----- DATA EXCERPT

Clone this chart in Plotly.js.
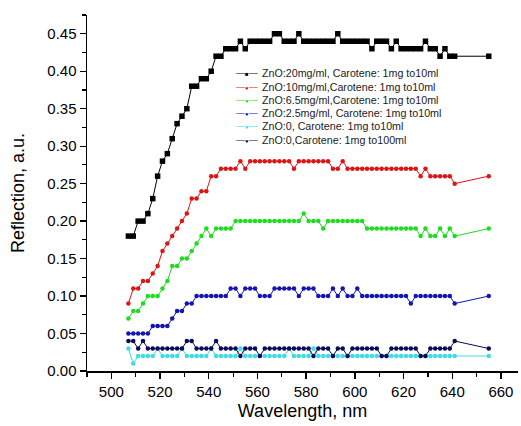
<!DOCTYPE html>
<html>
<head>
<meta charset="utf-8">
<script src="https://cdn.plot.ly/plotly-3.0.1.min.js"></script>
<style>html,body{margin:0;padding:0;background:#fff}#chart{width:521px;height:426px}</style>
</head>
<body>
<div id="chart"></div>
<script>
// Wavelength (nm)
var wavelength = [507,509,511,513,515,517,519,521,523,525,527,529,531,533,535,537,539,541,543,545,547,549,551,553,555,557,559,561,563,565,567,569,571,573,575,577,579,581,583,585,587,589,591,593,595,597,599,601,603,605,607,609,611,613,615,617,619,621,623,625,627,629,631,633,635,637,639,641,655];

var seriesNames = [
  "ZnO:20mg/ml, Carotene: 1mg to10ml",
  "ZnO:10mg/ml,Carotene: 1mg to10ml",
  "ZnO:6.5mg/ml,Carotene: 1mg to10ml",
  "ZnO:2.5mg/ml, Carotene: 1mg to10ml",
  "ZnO:0, Carotene: 1mg to10ml",
  "ZnO:0,Carotene: 1mg to100ml"
];

var zno20 = [0.18,0.18,0.20,0.20,0.21,0.23,0.26,0.28,0.29,0.31,
             0.33,0.34,0.35,0.38,0.38,0.39,0.39,0.40,0.42,0.42,
             0.43,0.43,0.43,0.44,0.43,0.44,0.44,0.44,0.44,0.44,
             0.45,0.45,0.44,0.44,0.44,0.45,0.44,0.44,0.44,0.44,
             0.44,0.44,0.44,0.45,0.44,0.44,0.44,0.44,0.44,0.44,
             0.43,0.44,0.44,0.44,0.43,0.44,0.43,0.43,0.43,0.43,
             0.43,0.44,0.43,0.43,0.42,0.43,0.42,0.42,
             0.42];

var zno10 = [0.09,0.11,0.11,0.12,0.12,0.13,0.14,0.16,0.17,0.18,
             0.19,0.20,0.21,0.23,0.23,0.24,0.24,0.26,0.26,0.27,
             0.27,0.27,0.27,0.28,0.27,0.28,0.28,0.28,0.28,0.28,
             0.28,0.28,0.28,0.28,0.27,0.28,0.28,0.28,0.28,0.28,
             0.28,0.28,0.27,0.27,0.28,0.27,0.27,0.27,0.27,0.27,
             0.27,0.27,0.27,0.27,0.27,0.27,0.27,0.27,0.27,0.27,
             0.26,0.27,0.26,0.26,0.26,0.26,0.26,0.25,
             0.26];

var zno65 = [0.07,0.08,0.08,0.09,0.10,0.10,0.10,0.11,0.12,0.14,
             0.14,0.15,0.15,0.16,0.17,0.18,0.19,0.18,0.19,0.19,
             0.19,0.19,0.20,0.20,0.20,0.20,0.20,0.20,0.20,0.20,
             0.20,0.20,0.20,0.20,0.20,0.20,0.21,0.20,0.20,0.20,
             0.19,0.20,0.20,0.20,0.20,0.20,0.20,0.20,0.20,0.19,
             0.19,0.19,0.19,0.19,0.19,0.19,0.19,0.19,0.19,0.19,
             0.18,0.19,0.18,0.18,0.19,0.18,0.19,0.18,
             0.19];

var zno25 = [0.05,0.05,0.05,0.05,0.05,0.06,0.06,0.06,0.06,0.07,
             0.08,0.08,0.09,0.09,0.10,0.10,0.10,0.10,0.10,0.10,
             0.10,0.11,0.11,0.10,0.11,0.11,0.11,0.10,0.10,0.10,
             0.11,0.11,0.11,0.11,0.11,0.10,0.11,0.11,0.11,0.10,
             0.10,0.10,0.11,0.10,0.11,0.10,0.10,0.11,0.10,0.10,
             0.10,0.10,0.10,0.10,0.10,0.10,0.10,0.10,0.09,0.10,
             0.10,0.10,0.10,0.10,0.10,0.10,0.10,0.09,
             0.10];

var zno0_10 = [0.03,0.01,0.02,0.02,0.02,0.02,0.03,0.02,0.02,0.02,
               0.02,0.03,0.02,0.02,0.02,0.02,0.02,0.03,0.02,0.02,
               0.02,0.02,0.02,0.03,0.02,0.02,0.02,0.02,0.02,0.02,
               0.02,0.02,0.02,0.03,0.02,0.02,0.02,0.02,0.03,0.02,
               0.02,0.02,0.02,0.02,0.02,0.02,0.02,0.02,0.02,0.02,
               0.02,0.02,0.02,0.02,0.02,0.02,0.02,0.02,0.02,0.02,
               0.02,0.02,0.02,0.02,0.02,0.02,0.02,0.02,
               0.02];

var zno0_100 = [0.04,0.04,0.03,0.04,0.03,0.03,0.03,0.03,0.03,0.03,
                0.03,0.03,0.04,0.04,0.03,0.03,0.03,0.03,0.04,0.03,
                0.03,0.03,0.03,0.02,0.03,0.03,0.03,0.02,0.03,0.03,
                0.03,0.03,0.03,0.03,0.03,0.03,0.03,0.03,0.02,0.03,
                0.03,0.03,0.02,0.03,0.03,0.02,0.03,0.03,0.03,0.03,
                0.03,0.03,0.02,0.02,0.03,0.03,0.03,0.03,0.03,0.03,
                0.02,0.02,0.03,0.03,0.03,0.03,0.03,0.04,
                0.03];

var colors = ["#000000", "#DC1616", "#1EDC1E", "#1414B4", "#40DCE2", "#0A0A5A"];
var symbols = ["square", "circle", "circle", "circle", "circle", "circle"];
var legendGlyphs = ["\u25A0", "\u25CF", "\u25CF", "\u25CF", "\u25CF", "\u25CF"];
var allSeries = [zno20, zno10, zno65, zno25, zno0_10, zno0_100];

var traces = allSeries.map(function (ys, i) {
  return {
    x: wavelength,
    y: ys,
    name: seriesNames[i],
    type: "scatter",
    mode: "lines+markers",
    line: {color: colors[i], width: 1},
    marker: {color: colors[i], symbol: symbols[i], size: i === 0 ? 5.5 : 4.5, line: {width: 0}},
    showlegend: false
  };
});

var font = "Arial, 'Liberation Sans', sans-serif";

// custom legend (text annotations), rows 13.3 px apart
var legendTop = 0.836, legendStep = 0.0373;
var annotations = [];
seriesNames.forEach(function (n, i) {
  var yy = legendTop - i * legendStep;
  annotations.push({
    xref: "paper", yref: "paper", x: 0.3701, y: yy,
    xanchor: "center", yanchor: "middle", showarrow: false,
    text: '<span style="font-size:9px">\u2014</span><span style="font-size:6px">' + legendGlyphs[i] + '</span><span style="font-size:9px">\u2014</span>',
    font: {size: 9, family: font, color: colors[i]}
  });
  annotations.push({
    xref: "paper", yref: "paper", x: 0.4007, y: yy,
    xanchor: "left", yanchor: "middle", showarrow: false,
    text: n,
    font: {size: 10.7, family: font, color: "#222"}
  });
});

var layout = {
  width: 521,
  height: 426,
  margin: {l: 87, r: 3, t: 15, b: 55},
  paper_bgcolor: "#ffffff",
  plot_bgcolor: "#ffffff",
  font: {family: font, color: "#000000"},
  showlegend: false,
  xaxis: {
    range: [490, 667],
    tick0: 500,
    dtick: 20,
    ticks: "outside",
    ticklen: 6,
    tickwidth: 1.3,
    tickcolor: "#000",
    showline: true,
    linecolor: "#000",
    linewidth: 1.5,
    showgrid: false,
    zeroline: false,
    tickfont: {size: 15, family: font, color: "#000"},
    minor: {dtick: 10, ticks: "outside", ticklen: 4, tickwidth: 1.2, tickcolor: "#000", showgrid: false},
    title: {text: "Wavelength, nm", font: {size: 18, family: font, color: "#000"}, standoff: 6}
  },
  yaxis: {
    range: [0, 0.475],
    tick0: 0,
    dtick: 0.05,
    tickformat: ".2f",
    ticks: "outside",
    ticklen: 6,
    tickwidth: 1.3,
    tickcolor: "#000",
    showline: true,
    linecolor: "#000",
    linewidth: 1.5,
    showgrid: false,
    zeroline: false,
    tickfont: {size: 15, family: font, color: "#000"},
    minor: {dtick: 0.025, ticks: "outside", ticklen: 4, tickwidth: 1.2, tickcolor: "#000", showgrid: false},
    title: {text: "Reflection, a.u.", font: {size: 18, family: font, color: "#000"}, standoff: 18}
  },
  annotations: annotations
};

Plotly.newPlot("chart", traces, layout, {displayModeBar: false, staticPlot: true});
</script>
</body>
</html>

----------

### WHAT NEEDS TO BE DONE:
Using the listing above, show every line that includes the string "chart".

### SOLVED EXERCISE:
Clone this chart in Plotly.js.
<style>html,body{margin:0;padding:0;background:#fff}#chart{width:521px;height:426px}</style>
<div id="chart"></div>
Plotly.newPlot("chart", traces, layout, {displayModeBar: false, staticPlot: true});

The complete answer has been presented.